Howard Thurman on Moments of High Resolve

Maybe it was because there were two mass shootings last weekend, or the on-going tension in Washington, but the week is bringing out some of the worst in us.   One obnoxious tweet begets another even worse tweet from an opponent.   The war of tweets gets sensationalized and our anger and resentment grows.  Newspaper comment boards are downright ugly.   The person with the meanest statement gets the most likes.

I’ve been feeling myself tossed in the political currents where the temptation is to stoop to the lowest level of those  we disagree with.   All of that  while trying  to live that Jesus stuff about “Loving your neighbor as yourself.”     I felt myself slipping away from who I want to be In the dissonance I was feeling.  Howard Thurman’s meditation, “The Moments of High Resolve” came to mind, with it’s  singular reminder to cling to the radiant moments when we have been touched by the Holy, and know who and whose we are.

The Moments of High Resolve

Keep fresh before me the moments of my high resolve.

Despite the dullness and barrenness of the days that pass, if I search with due diligence, I can always find a deposit left by some former radiance. But I had forgotten. At the time it was full-orbed, glorious, and resplendent. I was sure that I would never forget. In the moment of its fullness, I was sure that it would illumine my path for all the rest of my journey. I had forgotten how easy it is to forget.

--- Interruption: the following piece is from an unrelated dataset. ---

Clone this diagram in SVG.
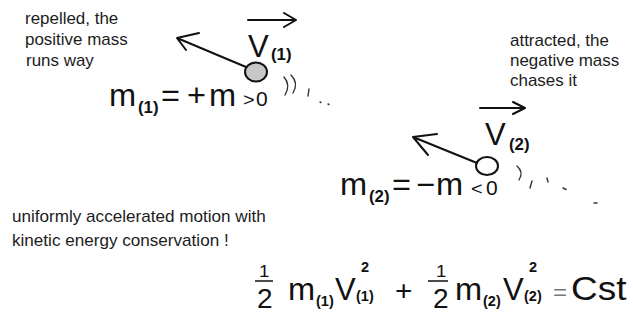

There was no intent to betray what seemed so sure at the time. My response was whole, clean, authentic. But little by little, there crept into my life the dust and grit of the journey. Details, lower-level demands, all kinds of cross currents — nothing momentous, nothing overwhelming, nothing flagrant — just wear and tear. If there had been some direct challenge –a clear-cut issue — I would have fought it to the end, and beyond.

In the quietness of this place, surrounded by the all-pervading Presence of God, my heart whispers: Keep fresh before me the moments of my High Resolve, that in fair weather or in foul, in good times or in tempests, in the days when the darkness and the foe are nameless or familiar, I may not forget that to which my life is committed.

Keep fresh before me the moments of my high resolve.